#### Written problem:
Please write out the lines of the data exactly, beginning with the first and ending with the line containing "capsize=3.6, capthick=1.4, elinewidth=1.4)"; leave the pictures behind.

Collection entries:

☆ ☆ ☆ ☆ ☆ ☆ ☆

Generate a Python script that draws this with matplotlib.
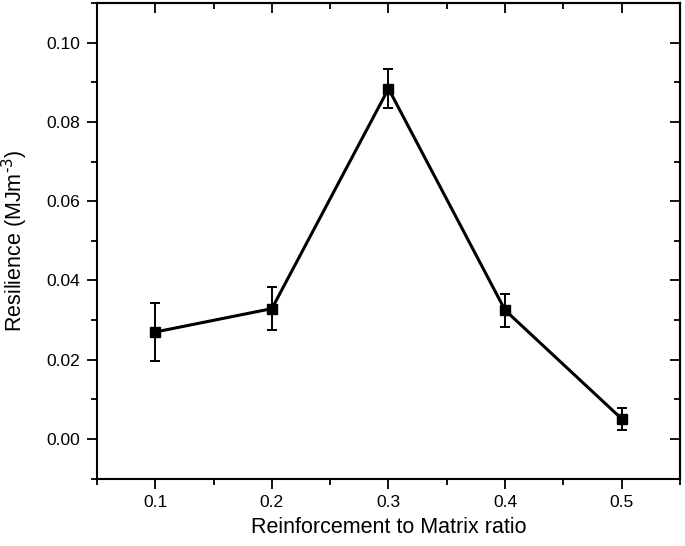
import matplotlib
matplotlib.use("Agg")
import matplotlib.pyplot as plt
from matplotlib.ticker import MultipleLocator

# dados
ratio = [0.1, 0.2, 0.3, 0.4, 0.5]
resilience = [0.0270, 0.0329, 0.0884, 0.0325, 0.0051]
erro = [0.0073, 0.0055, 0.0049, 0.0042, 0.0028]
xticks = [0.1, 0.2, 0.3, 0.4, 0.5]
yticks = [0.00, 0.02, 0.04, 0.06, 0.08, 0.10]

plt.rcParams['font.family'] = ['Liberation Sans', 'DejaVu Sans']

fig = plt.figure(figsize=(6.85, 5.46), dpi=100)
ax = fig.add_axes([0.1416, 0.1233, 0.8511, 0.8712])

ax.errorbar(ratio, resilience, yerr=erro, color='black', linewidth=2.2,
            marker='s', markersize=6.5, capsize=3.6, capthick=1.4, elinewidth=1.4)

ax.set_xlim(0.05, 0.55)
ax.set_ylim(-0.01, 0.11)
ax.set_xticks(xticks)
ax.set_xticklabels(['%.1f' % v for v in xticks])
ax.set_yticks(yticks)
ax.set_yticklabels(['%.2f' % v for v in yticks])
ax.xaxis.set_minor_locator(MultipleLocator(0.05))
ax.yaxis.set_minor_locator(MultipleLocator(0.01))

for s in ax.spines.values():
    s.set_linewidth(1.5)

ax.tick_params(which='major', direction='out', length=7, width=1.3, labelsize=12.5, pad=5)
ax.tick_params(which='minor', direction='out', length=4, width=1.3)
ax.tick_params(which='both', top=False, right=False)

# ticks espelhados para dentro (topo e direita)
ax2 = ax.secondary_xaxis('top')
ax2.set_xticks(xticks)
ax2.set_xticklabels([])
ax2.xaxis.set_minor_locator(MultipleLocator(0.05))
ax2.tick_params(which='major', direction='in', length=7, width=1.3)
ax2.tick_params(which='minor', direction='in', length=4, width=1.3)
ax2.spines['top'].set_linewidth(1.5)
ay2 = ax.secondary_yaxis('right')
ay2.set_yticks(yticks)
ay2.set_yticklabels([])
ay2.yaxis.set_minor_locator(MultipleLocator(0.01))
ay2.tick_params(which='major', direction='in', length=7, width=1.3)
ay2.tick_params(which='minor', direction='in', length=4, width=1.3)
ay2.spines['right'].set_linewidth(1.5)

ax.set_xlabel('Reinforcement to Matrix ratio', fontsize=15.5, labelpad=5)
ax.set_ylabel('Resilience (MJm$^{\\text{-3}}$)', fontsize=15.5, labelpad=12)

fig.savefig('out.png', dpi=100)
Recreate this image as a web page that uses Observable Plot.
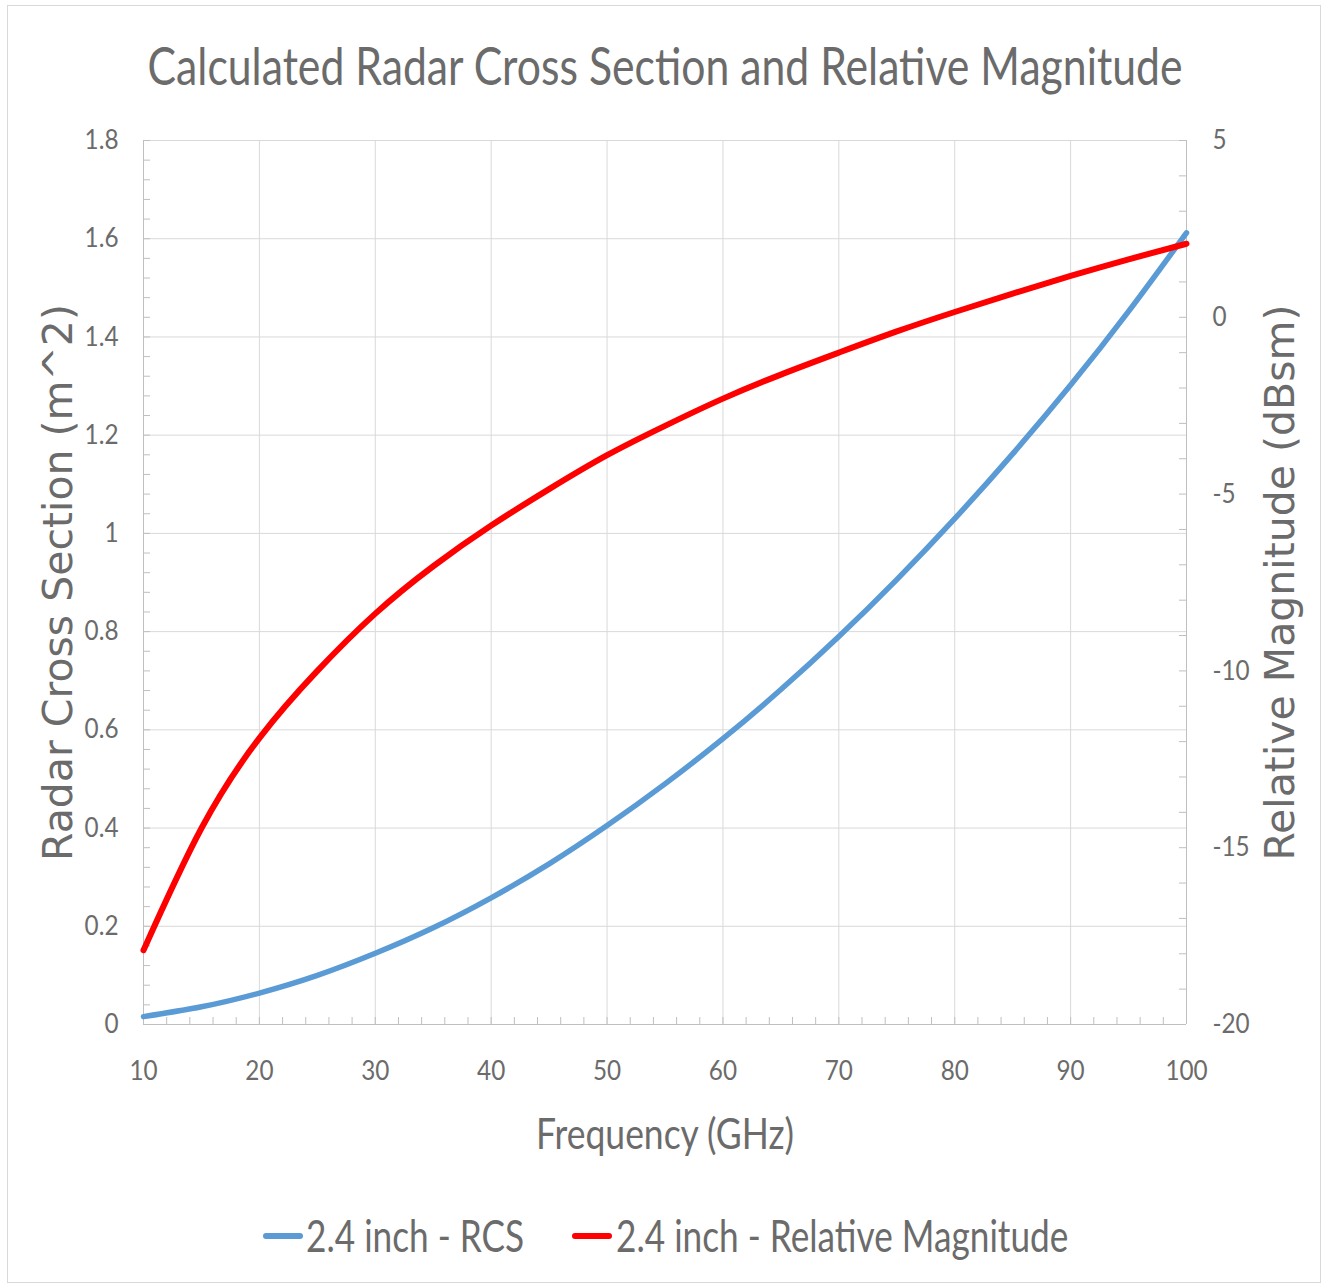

☆ ☆ ☆ ☆ ☆ ☆ ☆

#### Task solution:
Generate a Python script that draws this with matplotlib.
import matplotlib
matplotlib.use("Agg")
import matplotlib.pyplot as plt
from matplotlib.ticker import MultipleLocator

# dados
ratio = [0.1, 0.2, 0.3, 0.4, 0.5]
resilience = [0.0270, 0.0329, 0.0884, 0.0325, 0.0051]
erro = [0.0073, 0.0055, 0.0049, 0.0042, 0.0028]
xticks = [0.1, 0.2, 0.3, 0.4, 0.5]
yticks = [0.00, 0.02, 0.04, 0.06, 0.08, 0.10]

plt.rcParams['font.family'] = ['Liberation Sans', 'DejaVu Sans']

fig = plt.figure(figsize=(6.85, 5.46), dpi=100)
ax = fig.add_axes([0.1416, 0.1233, 0.8511, 0.8712])

ax.errorbar(ratio, resilience, yerr=erro, color='black', linewidth=2.2,
            marker='s', markersize=6.5, capsize=3.6, capthick=1.4, elinewidth=1.4)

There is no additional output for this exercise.